WHAT YOU WILL DO: List all lines of the data that include the string "draws".

= = = =

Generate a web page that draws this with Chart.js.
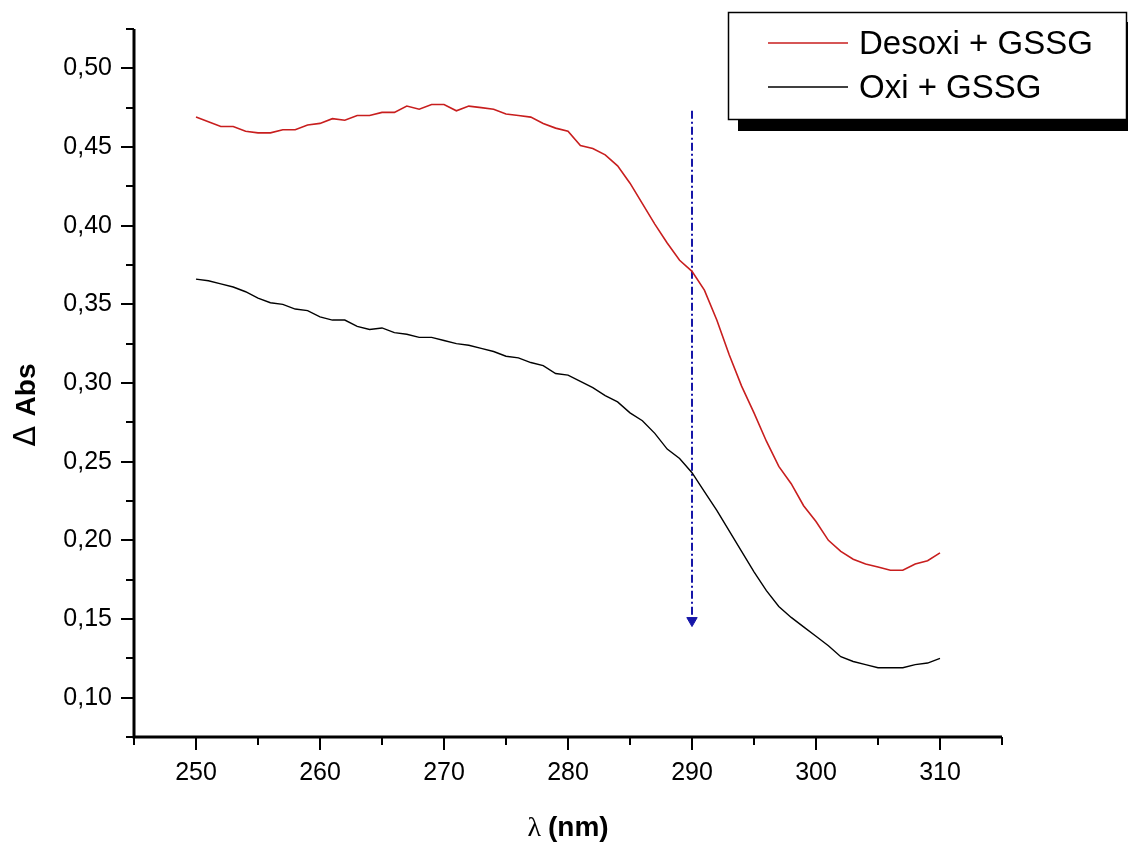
<!DOCTYPE html>
<html>
<head>
<meta charset="utf-8">
<script src="https://cdn.jsdelivr.net/npm/chart.js@4/dist/chart.umd.min.js"></script>
<style>
  html, body { margin: 0; padding: 0; background: #fff; }
</style>
</head>
<body>
<canvas id="chart" width="1128" height="843"></canvas>
<script>
// wavelength (nm)
const wavelengths = [
  250, 251, 252, 253, 254, 255, 256, 257, 258, 259,
  260, 261, 262, 263, 264, 265, 266, 267, 268, 269,
  270, 271, 272, 273, 274, 275, 276, 277, 278, 279,
  280, 281, 282, 283, 284, 285, 286, 287, 288, 289,
  290, 291, 292, 293, 294, 295, 296, 297, 298, 299,
  300, 301, 302, 303, 304, 305, 306, 307, 308, 309, 310,
];

// Desoxi + GSSG (red)
const desoxiGSSG = [
  0.469, 0.466, 0.463, 0.463, 0.460, 0.459, 0.459, 0.461, 0.461, 0.464,
  0.465, 0.468, 0.467, 0.470, 0.470, 0.472, 0.472, 0.476, 0.474, 0.477,
  0.477, 0.473, 0.476, 0.475, 0.474, 0.471, 0.470, 0.469, 0.465, 0.462,
  0.460, 0.451, 0.449, 0.445, 0.438, 0.427, 0.414, 0.401, 0.389, 0.378,
  0.371, 0.359, 0.340, 0.318, 0.298, 0.281, 0.263, 0.247, 0.236, 0.222,
  0.212, 0.200, 0.193, 0.188, 0.185, 0.183, 0.181, 0.181, 0.185, 0.187, 0.192,
];

// Oxi + GSSG (black)
const oxiGSSG = [
  0.366, 0.365, 0.363, 0.361, 0.358, 0.354, 0.351, 0.350, 0.347, 0.346,
  0.342, 0.340, 0.340, 0.336, 0.334, 0.335, 0.332, 0.331, 0.329, 0.329,
  0.327, 0.325, 0.324, 0.322, 0.320, 0.317, 0.316, 0.313, 0.311, 0.306,
  0.305, 0.301, 0.297, 0.292, 0.288, 0.281, 0.276, 0.268, 0.258, 0.252,
  0.243, 0.231, 0.219, 0.206, 0.193, 0.180, 0.168, 0.158, 0.151, 0.145,
  0.139, 0.133, 0.126, 0.123, 0.121, 0.119, 0.119, 0.119, 0.121, 0.122, 0.125,
];

// dash-dot arrow at 290 nm
const arrowX = [290, 290];
const arrowY = [0.473, 0.149];

const xTicks = [250, 260, 270, 280, 290, 300, 310];
const xMinorTicks = [245, 255, 265, 275, 285, 295, 305, 315];
const yTicks = [0.10, 0.15, 0.20, 0.25, 0.30, 0.35, 0.40, 0.45, 0.50];
const yMinorTicks = [0.075, 0.125, 0.175, 0.225, 0.275, 0.325, 0.375, 0.425, 0.475, 0.525];

const legendItems = [
  { label: "Desoxi + GSSG", color: "#c81e1e" },
  { label: "Oxi + GSSG", color: "#000000" },
];

const toPoints = (xs, ys) => xs.map((x, i) => ({ x: x, y: ys[i] }));

// draws two text pieces (normal + bold) centred on 0
function mixedTitle(ctx, first, firstFont, second, secondFont) {
  ctx.font = firstFont;
  const w1 = ctx.measureText(first).width;
  ctx.font = secondFont;
  const w2 = ctx.measureText(second).width;
  const start = -(w1 + w2) / 2;
  ctx.font = firstFont;
  ctx.fillText(first, start, 0);
  ctx.font = secondFont;
  ctx.fillText(second, start + w1, 0);
}

// axes, ticks, titles and the boxed legend are drawn by hand
const decorations = {
  id: "decorations",
  afterDraw(chart) {
    const ctx = chart.ctx;
    const xs = chart.scales.x;
    const ys = chart.scales.y;
    const area = chart.chartArea;

    ctx.save();
    ctx.strokeStyle = "#000";
    ctx.lineCap = "butt";

    // axis lines
    ctx.lineWidth = 3;
    ctx.beginPath();
    ctx.moveTo(area.left, area.top);
    ctx.lineTo(area.left, area.bottom);
    ctx.lineTo(area.right, area.bottom);
    ctx.stroke();

    ctx.lineWidth = 2;
    ctx.beginPath();
    xTicks.forEach((v) => {
      const px = Math.round(xs.getPixelForValue(v));
      ctx.moveTo(px, area.bottom);
      ctx.lineTo(px, area.bottom + 13);
    });
    xMinorTicks.forEach((v) => {
      const px = Math.round(xs.getPixelForValue(v));
      ctx.moveTo(px, area.bottom);
      ctx.lineTo(px, area.bottom + 8);
    });
    yTicks.forEach((v) => {
      const py = Math.round(ys.getPixelForValue(v));
      ctx.moveTo(area.left, py);
      ctx.lineTo(area.left - 13, py);
    });
    yMinorTicks.forEach((v) => {
      const py = Math.round(ys.getPixelForValue(v));
      ctx.moveTo(area.left, py);
      ctx.lineTo(area.left - 8, py);
    });
    ctx.stroke();

    ctx.fillStyle = "#000";
    ctx.textBaseline = "alphabetic";
    ctx.textAlign = "left";

    // x title: "λ (nm)"
    ctx.save();
    ctx.translate(568, 836);
    mixedTitle(ctx, "λ ", "28px 'Liberation Serif'", "(nm)", "bold 28px 'Liberation Sans'");
    ctx.restore();

    // y title: "Δ Abs"
    ctx.save();
    ctx.translate(35, 405);
    ctx.rotate(-Math.PI / 2);
    mixedTitle(ctx, "Δ ", "30px 'DejaVu Sans'", "Abs", "bold 28px 'Liberation Sans'");
    ctx.restore();

    // legend box with drop shadow
    ctx.fillStyle = "#000";
    ctx.fillRect(738, 22, 400, 109);
    ctx.fillStyle = "#fff";
    ctx.fillRect(728, 12, 399, 108);
    ctx.lineWidth = 1.5;
    ctx.strokeStyle = "#000";
    ctx.strokeRect(728.5, 12.5, 398, 107);

    ctx.font = "33px 'Liberation Sans'";
    ctx.textBaseline = "middle";
    legendItems.forEach((item, i) => {
      const ly = 43 + i * 44;
      ctx.strokeStyle = item.color;
      ctx.lineWidth = 1.5;
      ctx.beginPath();
      ctx.moveTo(768, ly);
      ctx.lineTo(848, ly);
      ctx.stroke();
      ctx.fillStyle = "#000";
      ctx.fillText(item.label, 859, ly + 2);
    });

    ctx.restore();
  },
};

const tickFont = { family: "'Liberation Sans', Arial, sans-serif", size: 25 };

new Chart(document.getElementById("chart").getContext("2d"), {
  type: "line",
  data: {
    datasets: [
      {
        label: "Desoxi + GSSG",
        data: toPoints(wavelengths, desoxiGSSG),
        borderColor: "#c81e1e",
        borderWidth: 1.6,
        pointRadius: 0,
        tension: 0,
      },
      {
        label: "Oxi + GSSG",
        data: toPoints(wavelengths, oxiGSSG),
        borderColor: "#000000",
        borderWidth: 1.4,
        pointRadius: 0,
        tension: 0,
      },
      {
        label: "arrow",
        data: toPoints(arrowX, arrowY),
        borderColor: "#1616a8",
        backgroundColor: "#1616a8",
        borderWidth: 2,
        borderDash: [8, 3, 2, 3],
        pointStyle: "triangle",
        rotation: 180,
        pointRadius: [0, 6],
        pointBorderWidth: 1,
        tension: 0,
      },
    ],
  },
  options: {
    responsive: false,
    animation: false,
    devicePixelRatio: 1,
    layout: { padding: { top: 29, right: 126, left: 0, bottom: 0 } },
    plugins: {
      legend: { display: false },
      tooltip: { enabled: false },
    },
    scales: {
      x: {
        type: "linear",
        min: 245,
        max: 315,
        grid: { display: false },
        border: { display: false },
        afterBuildTicks: (s) => { s.ticks = xTicks.map((v) => ({ value: v })); },
        afterFit: (s) => {
          s.height = 106;
          s.paddingLeft = 0;
          s.paddingRight = 0;
        },
        ticks: {
          autoSkip: false,
          maxRotation: 0,
          padding: 13,
          color: "#000",
          font: tickFont,
        },
      },
      y: {
        type: "linear",
        min: 0.075,
        max: 0.525,
        grid: { display: false },
        border: { display: false },
        afterBuildTicks: (s) => { s.ticks = yTicks.map((v) => ({ value: v })); },
        afterFit: (s) => {
          s.width = 134;
          s.paddingTop = 0;
          s.paddingBottom = 0;
        },
        ticks: {
          padding: 14,
          color: "#000",
          font: tickFont,
          callback: (v) => v.toFixed(2).replace(".", ","),
        },
      },
    },
  },
  plugins: [decorations],
});
</script>
</body>
</html>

= = = =

TASK ANSWER:
Generate a web page that draws this with Chart.js.
// draws two text pieces (normal + bold) centred on 0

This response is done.